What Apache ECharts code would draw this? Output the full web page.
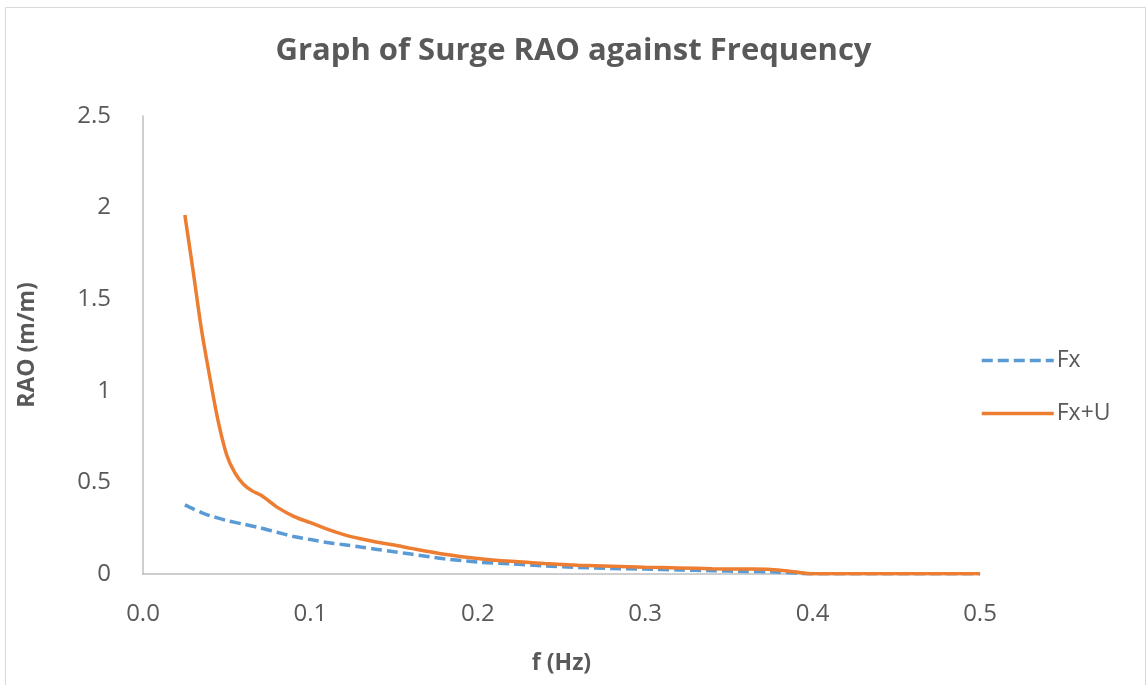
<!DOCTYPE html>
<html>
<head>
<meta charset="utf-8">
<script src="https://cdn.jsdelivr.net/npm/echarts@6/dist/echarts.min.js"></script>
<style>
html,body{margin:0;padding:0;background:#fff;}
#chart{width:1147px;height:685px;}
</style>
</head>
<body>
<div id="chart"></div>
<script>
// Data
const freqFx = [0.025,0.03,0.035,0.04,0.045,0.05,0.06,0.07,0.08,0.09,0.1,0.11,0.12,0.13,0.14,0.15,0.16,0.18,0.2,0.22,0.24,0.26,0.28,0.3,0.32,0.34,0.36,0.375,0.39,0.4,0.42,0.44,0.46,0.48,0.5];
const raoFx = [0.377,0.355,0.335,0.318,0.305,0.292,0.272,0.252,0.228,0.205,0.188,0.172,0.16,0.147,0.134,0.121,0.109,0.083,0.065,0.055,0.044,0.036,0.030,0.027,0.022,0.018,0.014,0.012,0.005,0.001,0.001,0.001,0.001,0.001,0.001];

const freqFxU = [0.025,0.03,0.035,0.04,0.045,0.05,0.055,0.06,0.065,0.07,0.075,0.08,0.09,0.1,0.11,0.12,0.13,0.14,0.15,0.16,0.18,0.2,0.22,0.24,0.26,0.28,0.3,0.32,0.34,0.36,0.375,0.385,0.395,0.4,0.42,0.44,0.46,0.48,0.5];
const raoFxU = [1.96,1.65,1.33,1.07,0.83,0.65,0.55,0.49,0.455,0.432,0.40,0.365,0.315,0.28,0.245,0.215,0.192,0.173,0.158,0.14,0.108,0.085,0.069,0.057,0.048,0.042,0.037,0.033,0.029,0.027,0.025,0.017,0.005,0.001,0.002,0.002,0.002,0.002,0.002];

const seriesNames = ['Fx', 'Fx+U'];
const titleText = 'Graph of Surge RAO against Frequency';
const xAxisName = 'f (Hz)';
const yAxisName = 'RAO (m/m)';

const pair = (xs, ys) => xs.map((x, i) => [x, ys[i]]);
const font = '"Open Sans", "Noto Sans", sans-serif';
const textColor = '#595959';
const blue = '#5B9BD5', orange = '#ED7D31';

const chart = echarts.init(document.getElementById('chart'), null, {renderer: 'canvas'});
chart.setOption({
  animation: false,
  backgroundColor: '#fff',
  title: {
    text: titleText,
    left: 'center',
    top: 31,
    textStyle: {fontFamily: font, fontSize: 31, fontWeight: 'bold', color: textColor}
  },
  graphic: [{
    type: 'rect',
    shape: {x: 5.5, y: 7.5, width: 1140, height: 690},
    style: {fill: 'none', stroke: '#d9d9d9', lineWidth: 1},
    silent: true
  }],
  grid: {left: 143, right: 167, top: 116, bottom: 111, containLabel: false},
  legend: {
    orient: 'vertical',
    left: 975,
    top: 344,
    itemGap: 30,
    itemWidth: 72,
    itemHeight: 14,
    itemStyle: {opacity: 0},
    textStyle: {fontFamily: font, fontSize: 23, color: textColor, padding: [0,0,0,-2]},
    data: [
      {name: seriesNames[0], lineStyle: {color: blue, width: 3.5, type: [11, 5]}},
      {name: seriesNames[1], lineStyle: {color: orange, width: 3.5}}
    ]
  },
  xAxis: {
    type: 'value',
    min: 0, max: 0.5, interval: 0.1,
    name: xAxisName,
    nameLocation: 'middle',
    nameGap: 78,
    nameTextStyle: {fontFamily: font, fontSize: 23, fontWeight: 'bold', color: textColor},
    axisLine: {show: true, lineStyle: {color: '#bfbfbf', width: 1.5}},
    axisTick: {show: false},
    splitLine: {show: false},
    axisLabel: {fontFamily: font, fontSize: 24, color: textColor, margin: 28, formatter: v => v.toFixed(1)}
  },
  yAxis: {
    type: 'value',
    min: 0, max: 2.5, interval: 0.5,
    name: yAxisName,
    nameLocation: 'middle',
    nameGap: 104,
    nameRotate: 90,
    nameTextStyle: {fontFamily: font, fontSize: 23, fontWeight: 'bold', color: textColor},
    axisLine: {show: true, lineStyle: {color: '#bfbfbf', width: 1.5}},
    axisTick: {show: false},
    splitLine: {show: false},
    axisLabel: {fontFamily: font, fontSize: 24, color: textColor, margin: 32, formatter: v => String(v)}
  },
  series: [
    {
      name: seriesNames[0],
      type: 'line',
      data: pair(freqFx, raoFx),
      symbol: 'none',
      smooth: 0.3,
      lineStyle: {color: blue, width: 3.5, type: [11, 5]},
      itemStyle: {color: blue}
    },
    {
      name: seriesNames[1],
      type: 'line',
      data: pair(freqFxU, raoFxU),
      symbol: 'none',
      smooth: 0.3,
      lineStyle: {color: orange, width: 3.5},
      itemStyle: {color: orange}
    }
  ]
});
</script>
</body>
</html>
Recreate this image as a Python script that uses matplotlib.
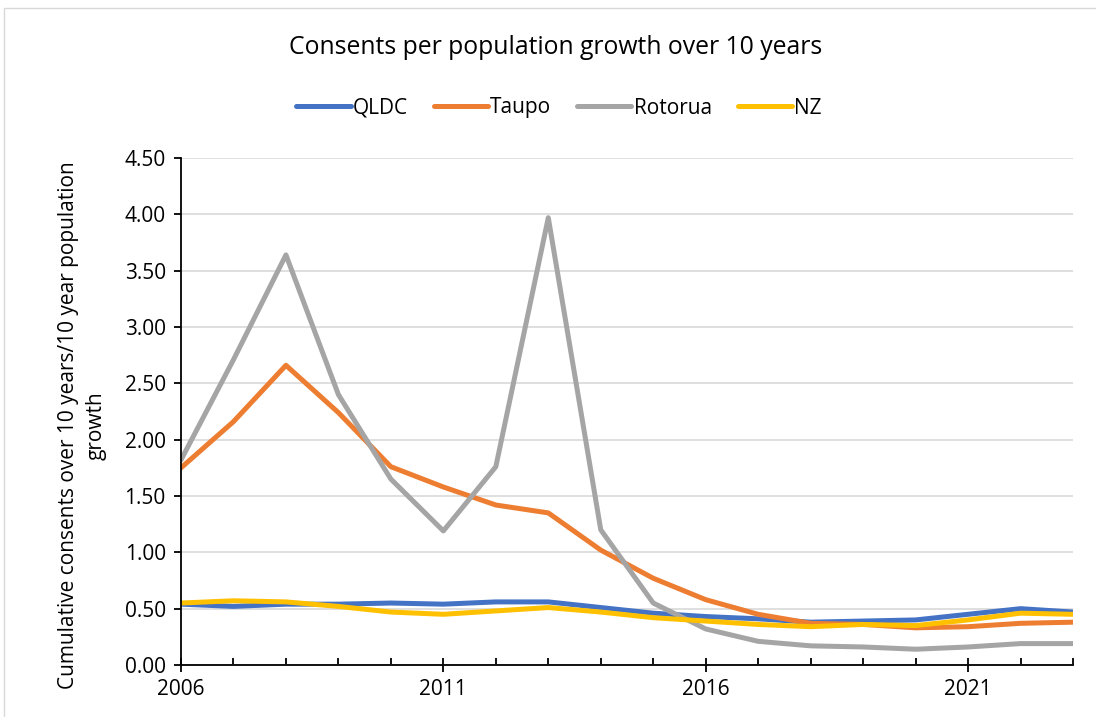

▶ _Written problem_
Transcribe all of the material exactly, leaving out whatever pictures it contains.

▶ _Result for this task_
What Apache ECharts code would draw this? Output the full web page.
<!DOCTYPE html>
<html>
<head>
<meta charset="utf-8">
<script src="https://cdn.jsdelivr.net/npm/echarts@6/dist/echarts.min.js"></script>
<style>
html,body{margin:0;padding:0;background:#fff;}
#chart{width:1147px;height:685px;}
</style>
</head>
<body>
<div id="chart"></div>
<script>
// Data
const freqFx = [0.025,0.03,0.035,0.04,0.045,0.05,0.06,0.07,0.08,0.09,0.1,0.11,0.12,0.13,0.14,0.15,0.16,0.18,0.2,0.22,0.24,0.26,0.28,0.3,0.32,0.34,0.36,0.375,0.39,0.4,0.42,0.44,0.46,0.48,0.5];
const raoFx = [0.377,0.355,0.335,0.318,0.305,0.292,0.272,0.252,0.228,0.205,0.188,0.172,0.16,0.147,0.134,0.121,0.109,0.083,0.065,0.055,0.044,0.036,0.030,0.027,0.022,0.018,0.014,0.012,0.005,0.001,0.001,0.001,0.001,0.001,0.001];

const freqFxU = [0.025,0.03,0.035,0.04,0.045,0.05,0.055,0.06,0.065,0.07,0.075,0.08,0.09,0.1,0.11,0.12,0.13,0.14,0.15,0.16,0.18,0.2,0.22,0.24,0.26,0.28,0.3,0.32,0.34,0.36,0.375,0.385,0.395,0.4,0.42,0.44,0.46,0.48,0.5];
const raoFxU = [1.96,1.65,1.33,1.07,0.83,0.65,0.55,0.49,0.455,0.432,0.40,0.365,0.315,0.28,0.245,0.215,0.192,0.173,0.158,0.14,0.108,0.085,0.069,0.057,0.048,0.042,0.037,0.033,0.029,0.027,0.025,0.017,0.005,0.001,0.002,0.002,0.002,0.002,0.002];

const seriesNames = ['Fx', 'Fx+U'];
const titleText = 'Graph of Surge RAO against Frequency';
const xAxisName = 'f (Hz)';
const yAxisName = 'RAO (m/m)';

const pair = (xs, ys) => xs.map((x, i) => [x, ys[i]]);
const font = '"Open Sans", "Noto Sans", sans-serif';
const textColor = '#595959';
const blue = '#5B9BD5', orange = '#ED7D31';

const chart = echarts.init(document.getElementById('chart'), null, {renderer: 'canvas'});
chart.setOption({
  animation: false,
  backgroundColor: '#fff',
  title: {
    text: titleText,
    left: 'center',
    top: 31,
    textStyle: {fontFamily: font, fontSize: 31, fontWeight: 'bold', color: textColor}
  },
  graphic: [{
    type: 'rect',
    shape: {x: 5.5, y: 7.5, width: 1140, height: 690},
    style: {fill: 'none', stroke: '#d9d9d9', lineWidth: 1},
    silent: true
  }],
  grid: {left: 143, right: 167, top: 116, bottom: 111, containLabel: false},
  legend: {
    orient: 'vertical',
    left: 975,
    top: 344,
    itemGap: 30,
    itemWidth: 72,
    itemHeight: 14,
    itemStyle: {opacity: 0},
    textStyle: {fontFamily: font, fontSize: 23, color: textColor, padding: [0,0,0,-2]},
    data: [
      {name: seriesNames[0], lineStyle: {color: blue, width: 3.5, type: [11, 5]}},
      {name: seriesNames[1], lineStyle: {color: orange, width: 3.5}}
    ]
  },
  xAxis: {
    type: 'value',
    min: 0, max: 0.5, interval: 0.1,
    name: xAxisName,
    nameLocation: 'middle',
    nameGap: 78,
    nameTextStyle: {fontFamily: font, fontSize: 23, fontWeight: 'bold', color: textColor},
    axisLine: {show: true, lineStyle: {color: '#bfbfbf', width: 1.5}},
    axisTick: {show: false},
    splitLine: {show: false},
    axisLabel: {fontFamily: font, fontSize: 24, color: textColor, margin: 28, formatter: v => v.toFixed(1)}
  },
  yAxis: {
    type: 'value',
    min: 0, max: 2.5, interval: 0.5,
    name: yAxisName,
    nameLocation: 'middle',
    nameGap: 104,
    nameRotate: 90,
    nameTextStyle: {fontFamily: font, fontSize: 23, fontWeight: 'bold', color: textColor},
    axisLine: {show: true, lineStyle: {color: '#bfbfbf', width: 1.5}},
    axisTick: {show: false},
    splitLine: {show: false},
    axisLabel: {fontFamily: font, fontSize: 24, color: textColor, margin: 32, formatter: v => String(v)}
  },
  series: [
    {
      name: seriesNames[0],
      type: 'line',
      data: pair(freqFx, raoFx),
      symbol: 'none',
      smooth: 0.3,
      lineStyle: {color: blue, width: 3.5, type: [11, 5]},
      itemStyle: {color: blue}
    },
    {
      name: seriesNames[1],
      type: 'line',
      data: pair(freqFxU, raoFxU),
      symbol: 'none',
      smooth: 0.3,
      lineStyle: {color: orange, width: 3.5},
      itemStyle: {color: orange}
    }
  ]
});
</script>
</body>
</html>
Recreate this image as a Python script that uses matplotlib.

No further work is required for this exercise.